I’ve previously explored using stock SQL engines to power a datalog in these posts:

But I think this is the cleanest encoding yet. Part of the trick is a strategic retreat on the definition of datalog.

There are a few impedance mismatches between SQL and datalog. These are the crucial features we cannot retreat on:

  • Recursion/Fixpoint support. This is part of the point of datalog. SQL has a feature recursive common table expressons which is clunky and limited. An important part of supporting the fixpoint is supporting the seminaive optimization, where highly redundant work is not done.
  • Set vs Bag (multiset) semantics. As noted in previous posts, the clean way to fix this in SQLite is to declare a table with all columns as primary keys CREATE TABLE edge(x,y, PRIMARY KEY (x,y)); and use INSERT INTO OR IGNORE

These differences are less crucial:

  • Nonlinear vs Linear patterns. Datalog allows us to bind variables twice as an implicit equality constraint like in edge(x,y),path(y,z). SQL does not.
  • Named vs Unnamed style (See section 3.2 of the Alice book). SQL allows you to bind variables to rows (FROM mytable AS myrow) and refers to columns by label (myrow.foo). Datalog conventionally binds variables to entries mytable(foo_entry,bar_entry) and refers to columns by order.

Transforming Datalog to SQLog

So let’s first take a datalog program and show how to rewrite it to strip out the less crucial differences such that it is easier to translate to SQL.

Transitivity Query

To talk concretely, here is the (yawn. I kid. I love it.) transitive closure program for souffle datalog expressing reachability in a graph.

.decl edge(a : number, b : number)
.decl path(a : number, b : number)
edge(1,2). edge(2,3). edge(3,4).
path(x,y) :- edge(x,y).
path(x,z) :- edge(x,y), path(y,z).
.output path(IO=stdout)

/* Output:
---------------
path
a       b
===============
1       2
1       3
1       4
2       3
2       4
3       4
===============
*/

Step 1: Linearize the Pattern Variables

A useful datalog normal form is to make sure every variable is bound only once and use explicit = to create constraints instead. Let’s call this linear normal form.

In the above, path(x,z) :- edge(x,y), path(y,z). becomes path(x,z) :- edge(x,y), path(y1,z), y = y1.

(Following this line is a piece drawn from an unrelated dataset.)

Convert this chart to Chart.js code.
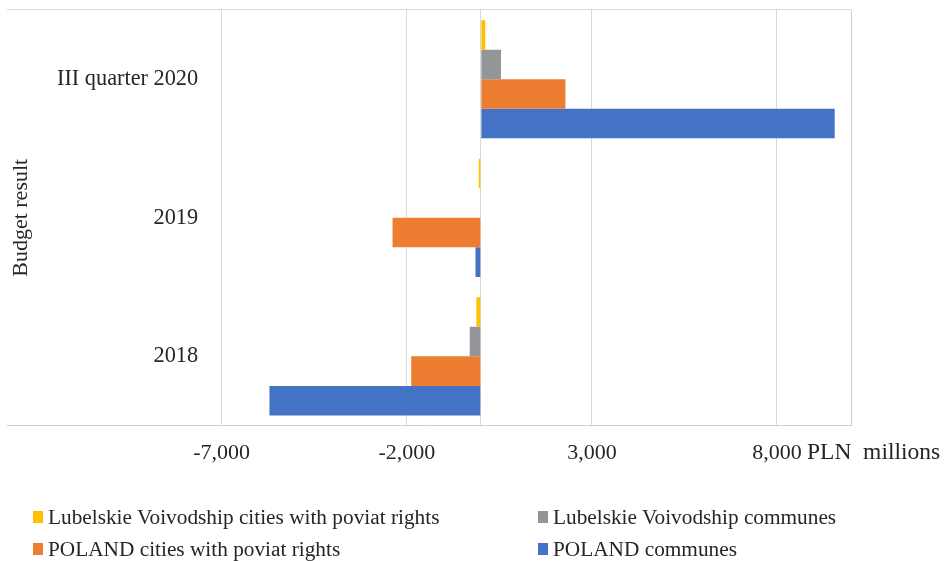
<!DOCTYPE html>
<html>
<head>
<meta charset="utf-8">
<script src="https://cdn.jsdelivr.net/npm/chart.js@4/dist/chart.umd.min.js"></script>
<style>
  html, body { margin: 0; padding: 0; background: #ffffff; }
  #wrap { position: relative; width: 951px; height: 561px; background: #ffffff; }
  #chart { position: absolute; left: 0; top: 0; }
  #legend {
    position: absolute; left: 33px; top: 501px;
    display: grid; grid-template-columns: 505px auto; grid-auto-rows: 32px;
    font-family: "Liberation Serif", "Times New Roman", serif; font-size: 21.3px; color: #262626;
  }
  #legend .item { display: flex; align-items: center; white-space: nowrap; }
  #legend .box { display: inline-block; width: 10px; height: 12px; margin-right: 5px; }
</style>
</head>
<body>
<div id="wrap">
  <canvas id="chart" width="951" height="561"></canvas>
  <div id="legend"></div>
</div>
<script>
// Budget result by unit type, PLN millions
const categories = ['III quarter 2020', '2019', '2018'];
const lubelskieCities = [120, -55, -120];
const lubelskieCommunes = [545, 0, -300];
const polandCities = [2285, -2385, -1880];
const polandCommunes = [9560, -145, -5710];

const seriesNames = [
  'Lubelskie Voivodship cities with poviat rights',
  'Lubelskie Voivodship communes',
  'POLAND cities with poviat rights',
  'POLAND communes'
];
const seriesColors = ['#FFC000', '#939599', '#ED7D31', '#4472C4'];

const tickValues = [-7000, -2000, 3000, 8000];
const axisLines = [0, 10000];   // zero line and right edge of the plot
const unitLabel = 'PLN  millions';
const axisTitle = 'Budget result';

const textColor = '#262626';
const gridColor = '#d9d9d9';
const serif = '"Liberation Serif", "Times New Roman", serif';

const seriesValues = [lubelskieCities, lubelskieCommunes, polandCities, polandCommunes];

// Unit caption written just after the last value label on the x axis
const unitCaption = {
  id: 'unitCaption',
  afterDraw(chart) {
    const x = chart.scales.x;
    const ctx = chart.ctx;
    ctx.save();
    ctx.font = '23.5px ' + serif;
    ctx.fillStyle = textColor;
    ctx.textAlign = 'left';
    ctx.textBaseline = 'middle';
    const px = x.getPixelForValue(tickValues[tickValues.length - 1]) + 30;
    const py = x.top + x.options.ticks.padding + 13;
    ctx.fillText(unitLabel, px, py);
    ctx.restore();
  }
};

const chart = new Chart(document.getElementById('chart'), {
  type: 'bar',
  data: {
    labels: categories,
    datasets: seriesValues.map((vals, i) => ({
      label: seriesNames[i],
      data: vals,
      backgroundColor: seriesColors[i],
      borderWidth: 0,
      categoryPercentage: 0.853,
      barPercentage: 1.0
    }))
  },
  options: {
    indexAxis: 'y',
    responsive: false,
    animation: false,
    layout: { padding: { left: 0, top: 10, right: 100, bottom: 81 } },
    plugins: {
      legend: { display: false },
      tooltip: { enabled: false }
    },
    scales: {
      x: {
        type: 'linear',
        min: -12800,
        max: 10000,
        afterBuildTicks(scale) {
          scale.ticks = tickValues.concat(axisLines).sort((a, b) => a - b).map(v => ({ value: v }));
        },
        ticks: {
          autoSkip: false,
          padding: 14,
          color: textColor,
          font: { family: serif, size: 22 },
          callback: v => tickValues.includes(v) ? v.toLocaleString('en-US') : ''
        },
        grid: {
          drawTicks: false,
          color: ctx => (ctx.tick && ctx.tick.value === axisLines[1]) ? '#cccccc' : gridColor,
          lineWidth: 1
        },
        border: { display: true, color: '#cfcfcf', width: 1 }
      },
      y: {
        type: 'category',
        afterFit(scale) {
          scale.width = 7;
          scale.paddingTop = 0;
          scale.paddingBottom = 0;
        },
        ticks: {
          mirror: true,
          crossAlign: 'far',
          padding: 50,
          color: textColor,
          font: { family: serif, size: 22.3 }
        },
        grid: {
          offset: true,
          drawTicks: false,
          color: ctx => (ctx.type === 'tick' && ctx.index === 0) ? gridColor : 'rgba(0,0,0,0)'
        },
        border: { display: false },
        title: {
          display: true,
          text: axisTitle,
          color: textColor,
          font: { family: serif, size: 22 },
          padding: { top: 8, bottom: 0 }
        }
      }
    }
  },
  plugins: [unitCaption]
});

// Legend in two columns, built from the chart's datasets
const legendEl = document.getElementById('legend');
chart.data.datasets.forEach(ds => {
  const item = document.createElement('div');
  item.className = 'item';
  const box = document.createElement('span');
  box.className = 'box';
  box.style.background = ds.backgroundColor;
  const txt = document.createElement('span');
  txt.textContent = ds.label;
  item.appendChild(box);
  item.appendChild(txt);
  legendEl.appendChild(item);
});
</script>
</body>
</html>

This transformation is useful because many languages do not offer nonlinear patterns. For example, this transformation is needed in the for-loop interpretation of rules.

for (x,y) in edge:
    for (y1,z) in path:
        if y == y1:
            yield (x,z)

If we used the variable y twice, we shadow it instead of filter on it. This is not what is intended.

#BAD
for (x,y) in edge:
    for (y,z) in path:
        yield (x,z)

I can’t help but mention here the cute generator form which really syntactically looks like a rule

edge = {(1,2), (2,3)}
path = set()
for i in range(10):
    path |= {(x,y) for x,y in edge} # path(x,y) :- edge(x,y).
    path |= {(x,z) for x,y in edge for y1, z in path if y == y1} #path(y,z) :- edge(x,y), path(y,z).

Step 2: Recordifying

Now that we’ve normalized out the nonlinear patterns, the next transformation is to replace binding variables to entries with instead binding variables to rows.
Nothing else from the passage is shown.